A grande preocupação é com os próximos anos do Enem, diz a presidente do Conselho Nacional de Educação (CNE), Maria Helena Guimarães de Castro. Além do baixo número de questões atualmente à disposição do Inep, a prova terá de ser reformulada por causa da lei do novo ensino médio, que começa a ser implementado em 2022. O modelo prevê um ensino mais flexível e com um currículo que pode ser montado pelo próprio aluno de acordo com as suas preferências.
Nesta semana, a comissão de avaliação do CNE aprovou o parecer de Maria Helena sobre o novo Enem. Ele terá duas provas, com uma primeira etapa de conhecimentos gerais interdisciplinares e a segunda, para quatro áreas: Ciências Biológicas e Saúde; Ciências Exatas e Tecnológicas; Humanidades, Linguagens e Artes e Ciências Sociais Aplicadas.

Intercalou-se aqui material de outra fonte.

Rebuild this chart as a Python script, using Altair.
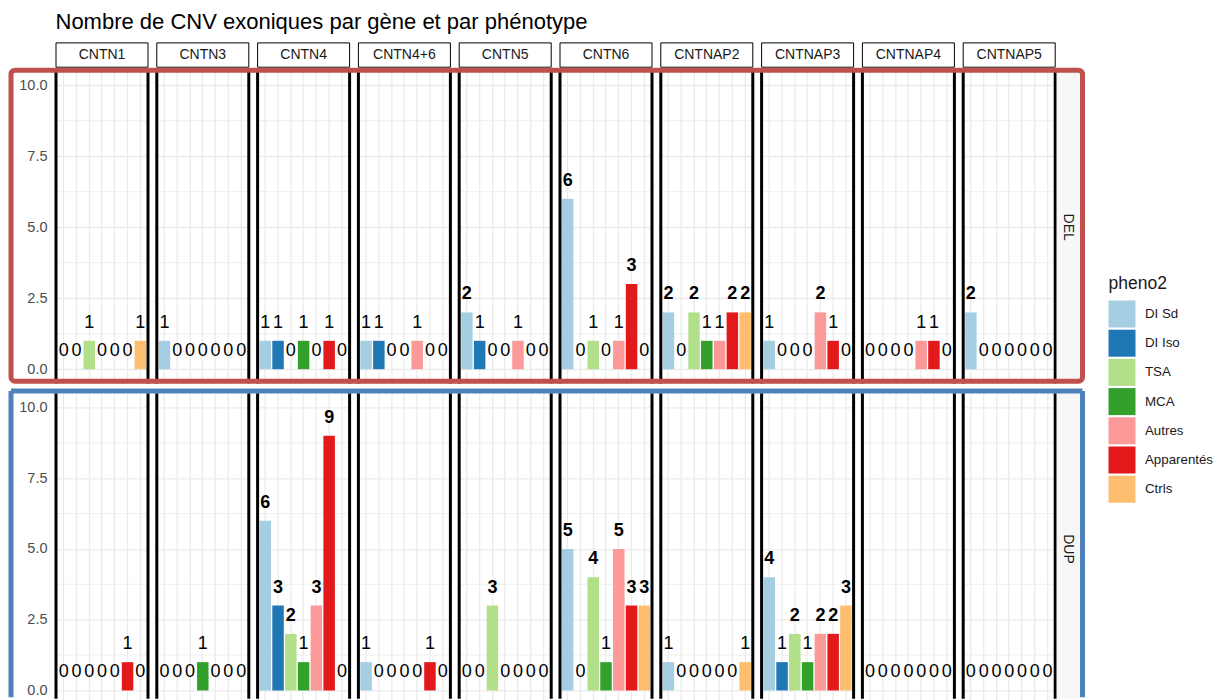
import altair as alt
import pandas as pd

genes = ["CNTN1", "CNTN3", "CNTN4", "CNTN4+6", "CNTN5", "CNTN6",
         "CNTNAP2", "CNTNAP3", "CNTNAP4", "CNTNAP5"]
phenos = ["DI Sd", "DI Iso", "TSA", "MCA", "Autres", "Apparentés", "Ctrls"]
pheno_colors = ["#A6CEE3", "#1F78B4", "#B2DF8A", "#33A02C",
                "#FB9A99", "#E31A1C", "#FDBF6F"]

del_counts = [
    [0, 0, 1, 0, 0, 0, 1],
    [1, 0, 0, 0, 0, 0, 0],
    [1, 1, 0, 1, 0, 1, 0],
    [1, 1, 0, 0, 1, 0, 0],
    [2, 1, 0, 0, 1, 0, 0],
    [6, 0, 1, 0, 1, 3, 0],
    [2, 0, 2, 1, 1, 2, 2],
    [1, 0, 0, 0, 2, 1, 0],
    [0, 0, 0, 0, 1, 1, 0],
    [2, 0, 0, 0, 0, 0, 0],
]
dup_counts = [
    [0, 0, 0, 0, 0, 1, 0],
    [0, 0, 0, 1, 0, 0, 0],
    [6, 3, 2, 1, 3, 9, 0],
    [1, 0, 0, 0, 0, 1, 0],
    [0, 0, 3, 0, 0, 0, 0],
    [5, 0, 4, 1, 5, 3, 3],
    [1, 0, 0, 0, 0, 0, 1],
    [4, 1, 2, 1, 2, 2, 3],
    [0, 0, 0, 0, 0, 0, 0],
    [0, 0, 0, 0, 0, 0, 0],
]
row_types = ["DEL", "DUP"]
y_ticks = [0, 2.5, 5, 7.5, 10]
y_minor = [1.25, 3.75, 6.25, 8.75]
title_text = "Nombre de CNV exoniques par gène et par phénotype"
legend_title = "pheno2"

rows = []
for t, counts in zip(row_types, [del_counts, dup_counts]):
    for g, vals in zip(genes, counts):
        for p, n in zip(phenos, vals):
            rows.append({"type": t, "gene": g, "pheno": p, "n": n})
df = pd.DataFrame(rows)

# ---- layout constants (pixels) ----
W = 92
SPACING = 8.8
STEP = W + SPACING
PX_DEL = 28.4
PX_DUP = 28.3
DOM_DEL = [-0.5, 10.5]
DOM_DUP = [-0.35, 10.5]
H_DEL = (DOM_DEL[1] - DOM_DEL[0]) * PX_DEL
H_DUP = (DOM_DUP[1] - DOM_DUP[0]) * PX_DUP
VSPACE = 3.3
L0 = 56.0
LAST_LEFT = L0 + 9 * STEP
T_DEL = 70.8
T_DUP = 392.85
BOX_L = 11.0
BOX_R = 1082.5

GRID = "#EBEBEB"
FONT = "Liberation Sans"

color_enc = alt.Color(
    "pheno:N", sort=phenos,
    scale=alt.Scale(domain=phenos, range=pheno_colors),
    legend=alt.Legend(
        title=legend_title, orient="none", legendX=1052.5, legendY=204,
        symbolType="square", symbolSize=729, symbolStrokeWidth=0,
        symbolOpacity=1, rowPadding=2.2, labelOffset=9.5,
        labelFontSize=13.3, labelColor="#1A1A1A", titleFontSize=17.5,
        titleFontWeight="normal", titleColor="#1A1A1A", titlePadding=8,
        labelFont=FONT, titleFont=FONT,
    ),
)

first = (alt.datum.pheno == phenos[0])


def make_row(t, dom, H, top):
    x_enc = alt.X(
        "pheno:N", sort=phenos, title=None,
        scale=alt.Scale(domain=phenos, paddingInner=0.1, paddingOuter=0.15),
        axis=alt.Axis(labels=False, ticks=False, domain=False, grid=True,
                      gridColor=GRID, gridWidth=1.3, title=None),
    )
    y_enc = alt.Y(
        "n:Q", title=None,
        scale=alt.Scale(domain=dom, nice=False, zero=False),
        axis=alt.Axis(values=y_ticks, format=".1f", ticks=False, domain=False,
                      grid=True, gridColor=GRID, gridWidth=1.3,
                      labelFontSize=14.5, labelColor="#4D4D4D", labelPadding=9,
                      labelFont=FONT, title=None),
    )
    side_bottom = H if top else H - 1.5
    base = alt.Chart()
    layers = []
    for v in y_minor:
        layers.append(
            base.mark_rule(color=GRID, strokeWidth=0.8)
            .encode(y=alt.datum(v))
            .transform_filter(first)
        )
    layers.append(
        base.mark_bar().encode(x=x_enc, y=y_enc, y2=alt.datum(0), color=color_enc)
        .transform_filter(alt.datum.n > 0)
    )
    layers.append(
        base.mark_text(fontSize=18, baseline="alphabetic", dy=-13, color="black",
                       font=FONT)
        .encode(x=x_enc, y=y_enc, text="n:Q")
        .transform_filter(alt.datum.n <= 1)
    )
    layers.append(
        base.mark_text(fontSize=18, baseline="alphabetic", dy=-13, color="black",
                       fontWeight="bold", font=FONT)
        .encode(x=x_enc, y=y_enc, text="n:Q")
        .transform_filter(alt.datum.n >= 2)
    )
    for xv in (0, W):
        layers.append(
            base.mark_rule(color="black", strokeWidth=3)
            .encode(x=alt.value(xv), y=alt.value(0), y2=alt.value(side_bottom))
            .transform_filter(first)
        )
    last = first & (alt.datum.gene == genes[-1])
    # row strip
    layers.append(
        base.mark_rect(fill="#F7F7F7")
        .encode(x=alt.value(W + 1.5), x2=alt.value(W + 25),
                y=alt.value(0), y2=alt.value(side_bottom))
        .transform_filter(last)
    )
    ymid = (10.5 - 5.0) * (PX_DEL if top else PX_DUP)
    layers.append(
        base.mark_text(fontSize=14, angle=90, baseline="middle", align="center",
                       color="#1A1A1A", font=FONT)
        .encode(text="type:N", x=alt.value(W + 13), y=alt.value(ymid))
        .transform_filter(last)
    )
    if top:
        layers.append(
            base.mark_rect(fill="white", stroke="black", strokeWidth=1)
            .encode(x=alt.value(0), x2=alt.value(W),
                    y=alt.value(42.7 - T_DEL), y2=alt.value(67.0 - T_DEL))
            .transform_filter(first)
        )
        layers.append(
            base.mark_text(fontSize=14, baseline="middle", align="center",
                           color="#1A1A1A", font=FONT)
            .encode(text="gene:N", x=alt.value(W / 2), y=alt.value(55.2 - T_DEL))
            .transform_filter(first)
        )
        layers.append(
            base.mark_text(fontSize=22, baseline="top", align="left",
                           color="black", font=FONT)
            .encode(text=alt.value(title_text), x=alt.value(-0.5),
                    y=alt.value(28.3 - 17 - T_DEL))
            .transform_filter(first & (alt.datum.gene == genes[0]))
        )
        layers.append(
            base.mark_rect(fillOpacity=0, stroke="#C0504D", strokeWidth=5,
                           cornerRadius=4)
            .encode(x=alt.value(BOX_L - LAST_LEFT), x2=alt.value(BOX_R - LAST_LEFT),
                    y=alt.value(70 - T_DEL), y2=alt.value(381 - T_DEL))
            .transform_filter(last)
        )
    else:
        BLUE = "#4F81BD"
        ytop = 390.5 - T_DUP
        layers.append(
            base.mark_rule(color=BLUE, strokeWidth=5)
            .encode(x=alt.value(BOX_L - LAST_LEFT), x2=alt.value(BOX_R - LAST_LEFT),
                    y=alt.value(ytop))
            .transform_filter(last)
        )
        for xv in (BOX_L - LAST_LEFT, BOX_R - LAST_LEFT):
            layers.append(
                base.mark_rule(color=BLUE, strokeWidth=5)
                .encode(x=alt.value(xv), y=alt.value(ytop), y2=alt.value(H - 3))
                .transform_filter(last)
            )
    sub = df[df["type"] == t]
    chart = alt.layer(*layers, data=sub).properties(width=W, height=H).facet(
        column=alt.Column("gene:N", sort=genes,
                          header=alt.Header(labels=False, title=None)),
        spacing=SPACING, bounds="flush",
    )
    return chart


top_row = make_row("DEL", DOM_DEL, H_DEL, True)
bot_row = make_row("DUP", DOM_DUP, H_DUP, False)

chart = (
    alt.vconcat(top_row, bot_row, spacing=VSPACE)
    .resolve_scale(y="independent")
    .properties(padding={"left": 0, "top": 2, "right": 0, "bottom": 0})
    .configure(font=FONT)
    .configure_view(strokeWidth=0)
)

chart.save("out.html", embed_options={"renderer": "svg", "actions": False})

“A crise no Inep junto com a pandemia afetou muito os estudantes e o Enem. Mas a confiança pode ser recuperada se o processo para o novo exame for bem encaminhado”, diz. O parecer ainda precisa ser aprovado no plenário do CNE em janeiro e ser homologado pelo ministro da Educação. Depois disso, o Inep precisa apresentar as novas matrizes da prova em 2022. Maria Helena defende que o órgão deva ter uma estrutura de governança, com os melhores consultores e especialistas em avaliação e em currículo. O novo Enem começaria a ser aplicado em 2024.